Given problem:
Output every line of the material exactly, omitting images.
++++
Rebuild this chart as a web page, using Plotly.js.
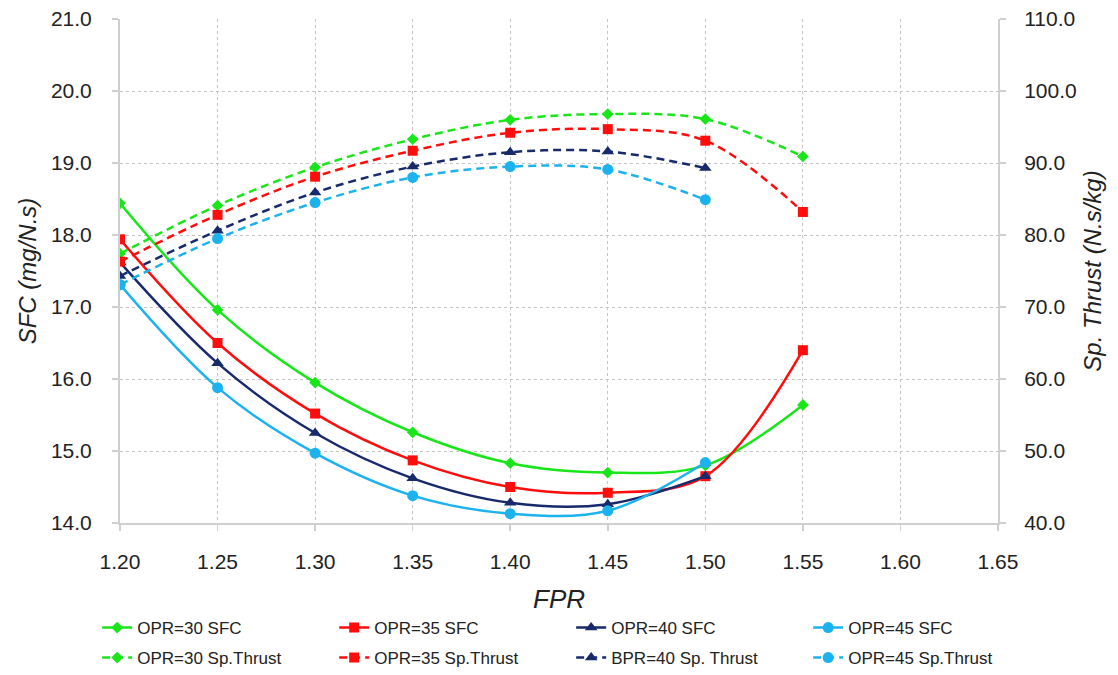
<!DOCTYPE html>
<html>
<head>
<meta charset="utf-8">
<script src="https://cdn.plot.ly/plotly-3.0.1.min.js"></script>
<style>html,body{margin:0;padding:0;background:#fff;}#chart{width:1118px;height:675px;}</style>
</head>
<body>
<div id="chart"></div>
<script>
// FPR values
const fpr = [1.20, 1.25, 1.30, 1.35, 1.40, 1.45, 1.50, 1.55];

// SFC (mg/N.s)
const sfcOPR30 = [18.44, 16.96, 15.95, 15.26, 14.83, 14.70, 14.80, 15.64];
const sfcOPR35 = [17.94, 16.50, 15.52, 14.87, 14.50, 14.42, 14.65, 16.40];
const sfcOPR40 = [17.62, 16.22, 15.25, 14.62, 14.28, 14.26, 14.65];
const sfcOPR45 = [17.31, 15.88, 14.97, 14.38, 14.13, 14.17, 14.84];

// Specific thrust (N.s/kg)
const thrOPR30 = [77.4, 84.1, 89.4, 93.3, 96.0, 96.8, 96.1, 90.9];
const thrOPR35 = [76.3, 82.8, 88.1, 91.7, 94.2, 94.7, 93.1, 83.2];
const thrBPR40 = [74.3, 80.6, 85.9, 89.5, 91.5, 91.6, 89.3];
const thrOPR45 = [73.1, 79.5, 84.5, 88.0, 89.5, 89.1, 84.9];

const names = ['OPR=30 SFC','OPR=35 SFC','OPR=40 SFC','OPR=45 SFC',
               'OPR=30 Sp.Thrust','OPR=35 Sp.Thrust','BPR=40 Sp. Thrust','OPR=45 Sp.Thrust'];

const cGreen = '#19e619', cRed = '#ff0d0d', cNavy = '#172a6b', cCyan = '#1cb2ee';

function tr(y, name, color, sym, size, dash, axis, leg) {
  return {
    x: fpr.slice(0, y.length), y: y, name: name, type: 'scatter', mode: 'lines+markers',
    yaxis: axis, legend: leg,
    line: {color: color, width: 2.5, shape: 'spline', smoothing: 1, dash: dash},
    marker: {color: color, symbol: sym, size: size}
  };
}

const dashP = '8px,5px';
const data = [
  tr(sfcOPR30, names[0], cGreen, 'diamond', 9, 'solid', 'y', 'legend'),
  tr(sfcOPR35, names[1], cRed, 'square', 10, 'solid', 'y', 'legend'),
  tr(sfcOPR40, names[2], cNavy, 'triangle-up', 11, 'solid', 'y', 'legend'),
  tr(sfcOPR45, names[3], cCyan, 'circle', 11, 'solid', 'y', 'legend'),
  tr(thrOPR30, names[4], cGreen, 'diamond', 9, dashP, 'y2', 'legend2'),
  tr(thrOPR35, names[5], cRed, 'square', 10, dashP, 'y2', 'legend2'),
  tr(thrBPR40, names[6], cNavy, 'triangle-up', 11, dashP, 'y2', 'legend2'),
  tr(thrOPR45, names[7], cCyan, 'circle', 11, dashP, 'y2', 'legend2')
];

const font = 'Arial, "Liberation Sans", sans-serif';
const axisCol = '#cfcfcf';
const gridCol = '#c4c4c4';

const legBase = {
  orientation: 'h', x: -0.026, xanchor: 'left', yanchor: 'middle',
  entrywidth: 192, font: {size: 17, color: '#222'}, traceorder: 'normal', bgcolor: 'rgba(0,0,0,0)'
};

const layout = {
  width: 1118, height: 675,
  margin: {l: 120, r: 120, t: 19, b: 152, autoexpand: false},
  paper_bgcolor: '#fff', plot_bgcolor: '#fff',
  font: {family: font, color: '#222', size: 21},
  showlegend: true,
  legend: Object.assign({}, legBase, {y: -0.2083}),
  legend2: Object.assign({}, legBase, {y: -0.2679}),
  xaxis: {
    range: [1.2, 1.65], dtick: 0.05, tick0: 1.2, tickformat: '.2f',
    showgrid: true, gridcolor: gridCol, griddash: 'dot', gridwidth: 1,
    showline: true, linecolor: axisCol, linewidth: 2,
    ticks: 'outside', ticklen: 6, tickcolor: axisCol, tickwidth: 1.5,
    ticklabelstandoff: 13, zeroline: false,
    tickfont: {size: 21, color: '#222'},
    title: {text: 'FPR', font: {size: 26, color: '#222', style: 'italic'}, standoff: 18}
  },
  yaxis: {
    range: [14, 21], dtick: 1, tickformat: '.1f',
    showgrid: true, gridcolor: gridCol, griddash: 'dot', gridwidth: 1,
    showline: true, linecolor: axisCol, linewidth: 2,
    ticks: 'outside', ticklen: 6, tickcolor: axisCol, tickwidth: 1.5,
    ticklabelstandoff: 16, zeroline: false,
    tickfont: {size: 21, color: '#222'},
    title: {text: 'SFC (mg/N.s)', font: {size: 24, color: '#222', style: 'italic'}, standoff: 8}
  },
  yaxis2: {
    range: [40, 110], dtick: 10, tickformat: '.1f', overlaying: 'y', side: 'right',
    showgrid: false, showline: true, linecolor: axisCol, linewidth: 2,
    ticks: 'outside', ticklen: 6, tickcolor: axisCol, tickwidth: 1.5,
    ticklabelstandoff: 14, zeroline: false,
    tickfont: {size: 21, color: '#222'},
    title: {text: 'Sp. Thrust (N.s/kg)', font: {size: 24, color: '#222', style: 'italic'}, standoff: 8}
  }
};

Plotly.newPlot('chart', data, layout, {displayModeBar: false, staticPlot: true});
</script>
</body>
</html>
++++
Output below:
Rebuild this chart as a web page, using Plotly.js.
<!DOCTYPE html>
<html>
<head>
<meta charset="utf-8">
<script src="https://cdn.plot.ly/plotly-3.0.1.min.js"></script>
<style>html,body{margin:0;padding:0;background:#fff;}#chart{width:1118px;height:675px;}</style>
</head>
<body>
<div id="chart"></div>
<script>
// FPR values
const fpr = [1.20, 1.25, 1.30, 1.35, 1.40, 1.45, 1.50, 1.55];

// SFC (mg/N.s)
const sfcOPR30 = [18.44, 16.96, 15.95, 15.26, 14.83, 14.70, 14.80, 15.64];
const sfcOPR35 = [17.94, 16.50, 15.52, 14.87, 14.50, 14.42, 14.65, 16.40];
const sfcOPR40 = [17.62, 16.22, 15.25, 14.62, 14.28, 14.26, 14.65];
const sfcOPR45 = [17.31, 15.88, 14.97, 14.38, 14.13, 14.17, 14.84];

// Specific thrust (N.s/kg)
const thrOPR30 = [77.4, 84.1, 89.4, 93.3, 96.0, 96.8, 96.1, 90.9];
const thrOPR35 = [76.3, 82.8, 88.1, 91.7, 94.2, 94.7, 93.1, 83.2];
const thrBPR40 = [74.3, 80.6, 85.9, 89.5, 91.5, 91.6, 89.3];
const thrOPR45 = [73.1, 79.5, 84.5, 88.0, 89.5, 89.1, 84.9];

const names = ['OPR=30 SFC','OPR=35 SFC','OPR=40 SFC','OPR=45 SFC',
               'OPR=30 Sp.Thrust','OPR=35 Sp.Thrust','BPR=40 Sp. Thrust','OPR=45 Sp.Thrust'];

const cGreen = '#19e619', cRed = '#ff0d0d', cNavy = '#172a6b', cCyan = '#1cb2ee';

function tr(y, name, color, sym, size, dash, axis, leg) {
  return {
    x: fpr.slice(0, y.length), y: y, name: name, type: 'scatter', mode: 'lines+markers',
    yaxis: axis, legend: leg,
    line: {color: color, width: 2.5, shape: 'spline', smoothing: 1, dash: dash},
    marker: {color: color, symbol: sym, size: size}
  };
}

const dashP = '8px,5px';
const data = [
  tr(sfcOPR30, names[0], cGreen, 'diamond', 9, 'solid', 'y', 'legend'),
  tr(sfcOPR35, names[1], cRed, 'square', 10, 'solid', 'y', 'legend'),
  tr(sfcOPR40, names[2], cNavy, 'triangle-up', 11, 'solid', 'y', 'legend'),
  tr(sfcOPR45, names[3], cCyan, 'circle', 11, 'solid', 'y', 'legend'),
  tr(thrOPR30, names[4], cGreen, 'diamond', 9, dashP, 'y2', 'legend2'),
  tr(thrOPR35, names[5], cRed, 'square', 10, dashP, 'y2', 'legend2'),
  tr(thrBPR40, names[6], cNavy, 'triangle-up', 11, dashP, 'y2', 'legend2'),
  tr(thrOPR45, names[7], cCyan, 'circle', 11, dashP, 'y2', 'legend2')
];

const font = 'Arial, "Liberation Sans", sans-serif';
const axisCol = '#cfcfcf';
const gridCol = '#c4c4c4';

const legBase = {
  orientation: 'h', x: -0.026, xanchor: 'left', yanchor: 'middle',
  entrywidth: 192, font: {size: 17, color: '#222'}, traceorder: 'normal', bgcolor: 'rgba(0,0,0,0)'
};

const layout = {
  width: 1118, height: 675,
  margin: {l: 120, r: 120, t: 19, b: 152, autoexpand: false},
  paper_bgcolor: '#fff', plot_bgcolor: '#fff',
  font: {family: font, color: '#222', size: 21},
  showlegend: true,
  legend: Object.assign({}, legBase, {y: -0.2083}),
  legend2: Object.assign({}, legBase, {y: -0.2679}),
  xaxis: {
    range: [1.2, 1.65], dtick: 0.05, tick0: 1.2, tickformat: '.2f',
    showgrid: true, gridcolor: gridCol, griddash: 'dot', gridwidth: 1,
    showline: true, linecolor: axisCol, linewidth: 2,
    ticks: 'outside', ticklen: 6, tickcolor: axisCol, tickwidth: 1.5,
    ticklabelstandoff: 13, zeroline: false,
    tickfont: {size: 21, color: '#222'},
    title: {text: 'FPR', font: {size: 26, color: '#222', style: 'italic'}, standoff: 18}
  },
  yaxis: {
    range: [14, 21], dtick: 1, tickformat: '.1f',
    showgrid: true, gridcolor: gridCol, griddash: 'dot', gridwidth: 1,
    showline: true, linecolor: axisCol, linewidth: 2,
    ticks: 'outside', ticklen: 6, tickcolor: axisCol, tickwidth: 1.5,
    ticklabelstandoff: 16, zeroline: false,
    tickfont: {size: 21, color: '#222'},
    title: {text: 'SFC (mg/N.s)', font: {size: 24, color: '#222', style: 'italic'}, standoff: 8}
  },
  yaxis2: {
    range: [40, 110], dtick: 10, tickformat: '.1f', overlaying: 'y', side: 'right',
    showgrid: false, showline: true, linecolor: axisCol, linewidth: 2,
    ticks: 'outside', ticklen: 6, tickcolor: axisCol, tickwidth: 1.5,
    ticklabelstandoff: 14, zeroline: false,
    tickfont: {size: 21, color: '#222'},
    title: {text: 'Sp. Thrust (N.s/kg)', font: {size: 24, color: '#222', style: 'italic'}, standoff: 8}
  }
};

Plotly.newPlot('chart', data, layout, {displayModeBar: false, staticPlot: true});
</script>
</body>
</html>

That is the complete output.